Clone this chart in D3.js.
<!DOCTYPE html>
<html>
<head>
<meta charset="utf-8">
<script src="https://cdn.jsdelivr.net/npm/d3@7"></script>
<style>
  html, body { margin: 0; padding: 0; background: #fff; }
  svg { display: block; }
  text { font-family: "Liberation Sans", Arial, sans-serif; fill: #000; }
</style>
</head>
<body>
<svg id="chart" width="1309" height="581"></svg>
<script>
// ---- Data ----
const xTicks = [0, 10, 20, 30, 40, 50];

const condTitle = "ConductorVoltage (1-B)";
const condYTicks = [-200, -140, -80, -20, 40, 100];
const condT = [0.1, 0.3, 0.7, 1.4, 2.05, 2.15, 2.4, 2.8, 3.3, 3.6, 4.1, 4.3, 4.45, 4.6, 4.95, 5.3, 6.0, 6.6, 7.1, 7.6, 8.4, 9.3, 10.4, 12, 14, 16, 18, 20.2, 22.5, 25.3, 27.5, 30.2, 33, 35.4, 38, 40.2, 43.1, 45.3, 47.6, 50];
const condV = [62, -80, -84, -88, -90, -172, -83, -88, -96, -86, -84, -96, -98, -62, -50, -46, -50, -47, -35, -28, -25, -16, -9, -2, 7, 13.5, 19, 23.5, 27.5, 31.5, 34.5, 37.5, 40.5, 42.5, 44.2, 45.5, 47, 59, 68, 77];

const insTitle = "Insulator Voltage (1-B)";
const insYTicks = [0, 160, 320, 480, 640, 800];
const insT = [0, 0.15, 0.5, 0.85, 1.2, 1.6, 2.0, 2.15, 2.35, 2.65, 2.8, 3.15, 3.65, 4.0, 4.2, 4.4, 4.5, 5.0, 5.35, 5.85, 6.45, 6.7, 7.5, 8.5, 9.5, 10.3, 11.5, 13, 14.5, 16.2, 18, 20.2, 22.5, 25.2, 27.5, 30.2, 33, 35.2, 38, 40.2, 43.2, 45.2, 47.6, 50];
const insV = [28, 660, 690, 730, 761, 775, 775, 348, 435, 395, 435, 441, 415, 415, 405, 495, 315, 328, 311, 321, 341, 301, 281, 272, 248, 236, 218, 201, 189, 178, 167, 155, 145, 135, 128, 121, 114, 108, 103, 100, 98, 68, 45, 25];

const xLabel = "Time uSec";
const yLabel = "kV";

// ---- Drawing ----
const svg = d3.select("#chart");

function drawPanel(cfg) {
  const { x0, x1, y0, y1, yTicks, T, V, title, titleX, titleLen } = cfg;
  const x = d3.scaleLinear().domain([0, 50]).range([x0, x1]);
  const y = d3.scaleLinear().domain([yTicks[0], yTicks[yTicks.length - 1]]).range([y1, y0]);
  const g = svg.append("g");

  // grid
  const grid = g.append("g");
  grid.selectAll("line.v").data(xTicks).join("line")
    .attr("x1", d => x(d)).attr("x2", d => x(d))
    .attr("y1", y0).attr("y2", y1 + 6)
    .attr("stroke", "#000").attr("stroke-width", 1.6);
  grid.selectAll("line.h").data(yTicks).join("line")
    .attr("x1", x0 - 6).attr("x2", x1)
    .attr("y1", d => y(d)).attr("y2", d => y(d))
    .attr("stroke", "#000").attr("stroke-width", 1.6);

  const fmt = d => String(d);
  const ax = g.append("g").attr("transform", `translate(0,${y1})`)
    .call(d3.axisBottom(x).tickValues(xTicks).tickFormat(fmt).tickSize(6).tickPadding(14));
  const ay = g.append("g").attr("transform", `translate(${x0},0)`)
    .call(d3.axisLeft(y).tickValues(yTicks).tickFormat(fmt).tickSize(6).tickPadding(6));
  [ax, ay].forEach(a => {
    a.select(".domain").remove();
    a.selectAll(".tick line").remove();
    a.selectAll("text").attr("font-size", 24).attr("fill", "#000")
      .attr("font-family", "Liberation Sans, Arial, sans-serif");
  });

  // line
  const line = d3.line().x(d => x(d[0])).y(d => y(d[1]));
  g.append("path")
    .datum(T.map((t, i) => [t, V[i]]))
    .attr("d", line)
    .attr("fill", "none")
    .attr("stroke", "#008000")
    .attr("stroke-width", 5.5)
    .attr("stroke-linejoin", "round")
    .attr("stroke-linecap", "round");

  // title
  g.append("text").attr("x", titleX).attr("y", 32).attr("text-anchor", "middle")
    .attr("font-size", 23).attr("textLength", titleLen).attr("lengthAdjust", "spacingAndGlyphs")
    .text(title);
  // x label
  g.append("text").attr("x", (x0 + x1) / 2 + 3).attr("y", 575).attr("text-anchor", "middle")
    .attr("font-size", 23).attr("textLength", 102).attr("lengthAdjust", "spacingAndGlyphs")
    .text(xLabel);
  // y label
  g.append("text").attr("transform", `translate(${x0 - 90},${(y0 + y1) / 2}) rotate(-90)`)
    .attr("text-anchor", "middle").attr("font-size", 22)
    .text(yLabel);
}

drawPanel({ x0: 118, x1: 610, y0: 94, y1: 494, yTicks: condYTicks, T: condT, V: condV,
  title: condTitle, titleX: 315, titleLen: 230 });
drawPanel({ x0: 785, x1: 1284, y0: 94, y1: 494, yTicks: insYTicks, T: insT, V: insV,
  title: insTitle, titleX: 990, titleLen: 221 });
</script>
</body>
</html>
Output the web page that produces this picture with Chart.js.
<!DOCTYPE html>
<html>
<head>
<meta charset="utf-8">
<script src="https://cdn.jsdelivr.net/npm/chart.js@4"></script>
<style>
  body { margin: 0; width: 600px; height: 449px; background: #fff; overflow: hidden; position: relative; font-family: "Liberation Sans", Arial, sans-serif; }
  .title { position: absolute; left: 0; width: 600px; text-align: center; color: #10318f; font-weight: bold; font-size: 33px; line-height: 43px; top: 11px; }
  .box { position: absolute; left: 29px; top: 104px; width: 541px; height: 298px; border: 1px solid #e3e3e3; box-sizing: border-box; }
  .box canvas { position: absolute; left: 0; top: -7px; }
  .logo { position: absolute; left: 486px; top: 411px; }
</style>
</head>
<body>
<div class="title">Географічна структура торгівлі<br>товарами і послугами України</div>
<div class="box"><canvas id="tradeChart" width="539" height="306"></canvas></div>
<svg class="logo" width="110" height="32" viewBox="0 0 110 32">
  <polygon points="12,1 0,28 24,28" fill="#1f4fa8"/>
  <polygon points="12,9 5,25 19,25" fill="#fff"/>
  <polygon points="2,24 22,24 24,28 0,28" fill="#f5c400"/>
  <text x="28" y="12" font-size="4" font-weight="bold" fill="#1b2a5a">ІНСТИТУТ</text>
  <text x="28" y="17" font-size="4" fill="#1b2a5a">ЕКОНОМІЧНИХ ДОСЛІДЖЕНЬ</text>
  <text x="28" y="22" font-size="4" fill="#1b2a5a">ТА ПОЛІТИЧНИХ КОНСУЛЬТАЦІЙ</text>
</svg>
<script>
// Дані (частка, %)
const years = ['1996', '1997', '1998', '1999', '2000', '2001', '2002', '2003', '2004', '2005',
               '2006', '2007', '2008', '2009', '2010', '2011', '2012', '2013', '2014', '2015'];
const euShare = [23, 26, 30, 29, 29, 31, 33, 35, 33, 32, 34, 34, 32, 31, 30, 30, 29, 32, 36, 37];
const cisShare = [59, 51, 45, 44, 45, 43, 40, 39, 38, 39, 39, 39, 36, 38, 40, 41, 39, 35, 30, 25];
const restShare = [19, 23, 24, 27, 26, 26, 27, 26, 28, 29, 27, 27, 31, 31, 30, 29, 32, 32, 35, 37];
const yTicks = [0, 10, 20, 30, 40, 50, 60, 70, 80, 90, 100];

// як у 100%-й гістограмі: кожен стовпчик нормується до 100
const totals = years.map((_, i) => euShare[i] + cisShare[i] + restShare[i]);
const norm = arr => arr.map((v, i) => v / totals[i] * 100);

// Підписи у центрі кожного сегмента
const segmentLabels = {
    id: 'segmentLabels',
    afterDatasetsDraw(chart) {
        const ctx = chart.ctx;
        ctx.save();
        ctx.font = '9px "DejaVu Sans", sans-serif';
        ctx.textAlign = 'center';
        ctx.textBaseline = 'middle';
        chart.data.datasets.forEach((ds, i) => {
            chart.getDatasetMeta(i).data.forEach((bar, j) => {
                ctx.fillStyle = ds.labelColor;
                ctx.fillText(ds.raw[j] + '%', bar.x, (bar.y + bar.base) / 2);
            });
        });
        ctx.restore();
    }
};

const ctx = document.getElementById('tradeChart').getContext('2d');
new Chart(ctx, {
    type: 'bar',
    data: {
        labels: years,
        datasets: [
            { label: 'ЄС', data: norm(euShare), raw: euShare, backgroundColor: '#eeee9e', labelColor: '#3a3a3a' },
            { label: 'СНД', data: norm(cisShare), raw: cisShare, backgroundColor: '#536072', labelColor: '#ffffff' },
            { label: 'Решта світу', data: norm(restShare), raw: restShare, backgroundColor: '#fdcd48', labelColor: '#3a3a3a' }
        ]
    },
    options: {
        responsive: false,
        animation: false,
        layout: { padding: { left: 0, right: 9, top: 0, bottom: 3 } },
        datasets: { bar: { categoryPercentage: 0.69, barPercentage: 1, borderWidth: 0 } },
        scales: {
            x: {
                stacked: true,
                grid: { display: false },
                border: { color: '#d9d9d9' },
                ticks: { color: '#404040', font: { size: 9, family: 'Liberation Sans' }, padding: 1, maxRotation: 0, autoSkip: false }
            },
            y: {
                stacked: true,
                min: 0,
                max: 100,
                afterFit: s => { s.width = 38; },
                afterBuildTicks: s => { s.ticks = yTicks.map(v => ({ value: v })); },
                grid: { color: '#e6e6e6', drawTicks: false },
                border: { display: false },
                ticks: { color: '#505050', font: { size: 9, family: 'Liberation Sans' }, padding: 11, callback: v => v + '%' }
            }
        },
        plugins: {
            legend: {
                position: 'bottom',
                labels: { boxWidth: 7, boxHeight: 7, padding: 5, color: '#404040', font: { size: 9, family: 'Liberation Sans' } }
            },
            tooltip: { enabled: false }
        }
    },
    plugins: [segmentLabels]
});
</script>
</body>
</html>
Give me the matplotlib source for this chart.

=-=-=

### TASK INSTRUCTIONS
Every line from the first entry to the line containing "const xTicks = [0, 10, 20, 30, 40, 50];" should be transcribed exactly, and nothing beyond it.

### ANSWER TO THE TASK
Clone this chart in D3.js.
<!DOCTYPE html>
<html>
<head>
<meta charset="utf-8">
<script src="https://cdn.jsdelivr.net/npm/d3@7"></script>
<style>
  html, body { margin: 0; padding: 0; background: #fff; }
  svg { display: block; }
  text { font-family: "Liberation Sans", Arial, sans-serif; fill: #000; }
</style>
</head>
<body>
<svg id="chart" width="1309" height="581"></svg>
<script>
// ---- Data ----
const xTicks = [0, 10, 20, 30, 40, 50];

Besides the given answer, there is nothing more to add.